Write out the lines from the top of the material through the line with "var yTicks = [0, 200, 400, 600, 800, 1000, 1200];", exactly and with nothing added.

MATERIAL >>
----

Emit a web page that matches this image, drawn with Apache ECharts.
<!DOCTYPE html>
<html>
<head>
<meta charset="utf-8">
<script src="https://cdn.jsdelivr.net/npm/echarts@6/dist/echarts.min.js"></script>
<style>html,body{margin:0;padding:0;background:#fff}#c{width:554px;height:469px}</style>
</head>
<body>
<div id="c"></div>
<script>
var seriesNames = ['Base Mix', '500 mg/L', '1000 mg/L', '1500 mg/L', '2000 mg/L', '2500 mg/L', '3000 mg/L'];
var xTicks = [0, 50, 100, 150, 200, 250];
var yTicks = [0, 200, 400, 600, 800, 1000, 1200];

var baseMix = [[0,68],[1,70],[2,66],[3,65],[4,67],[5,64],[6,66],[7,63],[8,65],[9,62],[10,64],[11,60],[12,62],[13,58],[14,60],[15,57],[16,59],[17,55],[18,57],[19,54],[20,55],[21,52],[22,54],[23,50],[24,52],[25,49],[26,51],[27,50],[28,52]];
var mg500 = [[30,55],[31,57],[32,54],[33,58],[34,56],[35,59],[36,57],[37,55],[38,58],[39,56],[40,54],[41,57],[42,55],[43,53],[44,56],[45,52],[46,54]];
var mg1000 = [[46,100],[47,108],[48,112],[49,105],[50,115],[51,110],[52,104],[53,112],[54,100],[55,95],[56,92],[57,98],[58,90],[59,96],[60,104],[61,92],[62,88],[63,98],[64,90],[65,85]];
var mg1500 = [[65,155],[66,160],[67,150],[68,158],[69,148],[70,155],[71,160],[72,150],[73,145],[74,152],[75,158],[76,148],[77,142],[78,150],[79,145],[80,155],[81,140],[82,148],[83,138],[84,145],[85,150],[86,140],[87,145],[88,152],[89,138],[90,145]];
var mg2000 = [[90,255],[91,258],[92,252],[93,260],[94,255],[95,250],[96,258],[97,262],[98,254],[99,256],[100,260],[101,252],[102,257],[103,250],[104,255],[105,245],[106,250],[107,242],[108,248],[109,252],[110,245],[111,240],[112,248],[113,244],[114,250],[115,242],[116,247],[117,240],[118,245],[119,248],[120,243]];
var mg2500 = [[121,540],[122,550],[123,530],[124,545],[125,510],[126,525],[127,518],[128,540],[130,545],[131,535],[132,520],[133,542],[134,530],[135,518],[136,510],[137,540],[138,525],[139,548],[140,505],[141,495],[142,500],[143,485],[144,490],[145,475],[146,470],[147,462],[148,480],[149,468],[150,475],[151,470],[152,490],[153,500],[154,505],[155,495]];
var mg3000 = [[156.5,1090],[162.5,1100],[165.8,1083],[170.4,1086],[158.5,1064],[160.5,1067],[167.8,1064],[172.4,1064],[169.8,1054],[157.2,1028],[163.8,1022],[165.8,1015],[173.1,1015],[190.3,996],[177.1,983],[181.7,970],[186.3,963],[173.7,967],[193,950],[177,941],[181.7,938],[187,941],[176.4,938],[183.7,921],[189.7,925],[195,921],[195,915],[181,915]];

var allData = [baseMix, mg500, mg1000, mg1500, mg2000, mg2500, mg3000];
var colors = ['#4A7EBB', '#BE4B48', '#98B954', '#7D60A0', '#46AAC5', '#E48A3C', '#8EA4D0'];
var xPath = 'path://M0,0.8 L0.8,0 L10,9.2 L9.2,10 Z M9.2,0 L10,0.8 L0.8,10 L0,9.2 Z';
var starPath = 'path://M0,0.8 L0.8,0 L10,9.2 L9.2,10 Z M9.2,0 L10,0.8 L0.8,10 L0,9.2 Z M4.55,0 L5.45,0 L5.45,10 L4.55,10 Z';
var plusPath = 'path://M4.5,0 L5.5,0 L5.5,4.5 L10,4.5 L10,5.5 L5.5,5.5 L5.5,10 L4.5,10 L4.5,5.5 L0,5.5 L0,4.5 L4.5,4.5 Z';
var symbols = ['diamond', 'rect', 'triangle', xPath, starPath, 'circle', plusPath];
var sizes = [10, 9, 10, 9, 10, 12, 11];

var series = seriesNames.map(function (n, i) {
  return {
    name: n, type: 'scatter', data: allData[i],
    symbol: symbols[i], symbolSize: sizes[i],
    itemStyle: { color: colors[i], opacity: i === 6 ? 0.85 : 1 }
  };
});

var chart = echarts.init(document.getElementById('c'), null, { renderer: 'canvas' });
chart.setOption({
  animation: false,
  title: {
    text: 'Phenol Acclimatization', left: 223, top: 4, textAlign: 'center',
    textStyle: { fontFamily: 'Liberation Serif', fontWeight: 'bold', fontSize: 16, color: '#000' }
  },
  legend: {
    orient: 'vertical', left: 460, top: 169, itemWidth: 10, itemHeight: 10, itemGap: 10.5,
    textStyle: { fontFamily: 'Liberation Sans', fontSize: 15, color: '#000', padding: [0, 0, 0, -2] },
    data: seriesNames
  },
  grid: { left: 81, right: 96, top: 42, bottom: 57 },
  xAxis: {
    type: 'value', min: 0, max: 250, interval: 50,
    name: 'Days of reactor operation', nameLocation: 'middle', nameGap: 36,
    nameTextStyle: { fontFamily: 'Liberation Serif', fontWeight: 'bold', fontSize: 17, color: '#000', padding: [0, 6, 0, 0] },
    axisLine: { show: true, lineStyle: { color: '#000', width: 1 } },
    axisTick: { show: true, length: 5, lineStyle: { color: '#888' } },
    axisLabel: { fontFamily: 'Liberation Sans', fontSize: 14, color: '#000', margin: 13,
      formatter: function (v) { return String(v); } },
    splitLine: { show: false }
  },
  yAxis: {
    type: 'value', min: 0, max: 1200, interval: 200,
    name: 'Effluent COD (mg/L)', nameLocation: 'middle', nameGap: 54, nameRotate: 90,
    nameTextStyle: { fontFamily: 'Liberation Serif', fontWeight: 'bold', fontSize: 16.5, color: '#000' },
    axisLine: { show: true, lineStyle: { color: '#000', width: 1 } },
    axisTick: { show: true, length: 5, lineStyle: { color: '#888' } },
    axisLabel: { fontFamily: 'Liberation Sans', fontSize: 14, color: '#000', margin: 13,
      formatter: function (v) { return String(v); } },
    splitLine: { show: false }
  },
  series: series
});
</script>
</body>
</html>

----

EXPECTED ANSWER >>
Emit a web page that matches this image, drawn with Apache ECharts.
<!DOCTYPE html>
<html>
<head>
<meta charset="utf-8">
<script src="https://cdn.jsdelivr.net/npm/echarts@6/dist/echarts.min.js"></script>
<style>html,body{margin:0;padding:0;background:#fff}#c{width:554px;height:469px}</style>
</head>
<body>
<div id="c"></div>
<script>
var seriesNames = ['Base Mix', '500 mg/L', '1000 mg/L', '1500 mg/L', '2000 mg/L', '2500 mg/L', '3000 mg/L'];
var xTicks = [0, 50, 100, 150, 200, 250];
var yTicks = [0, 200, 400, 600, 800, 1000, 1200];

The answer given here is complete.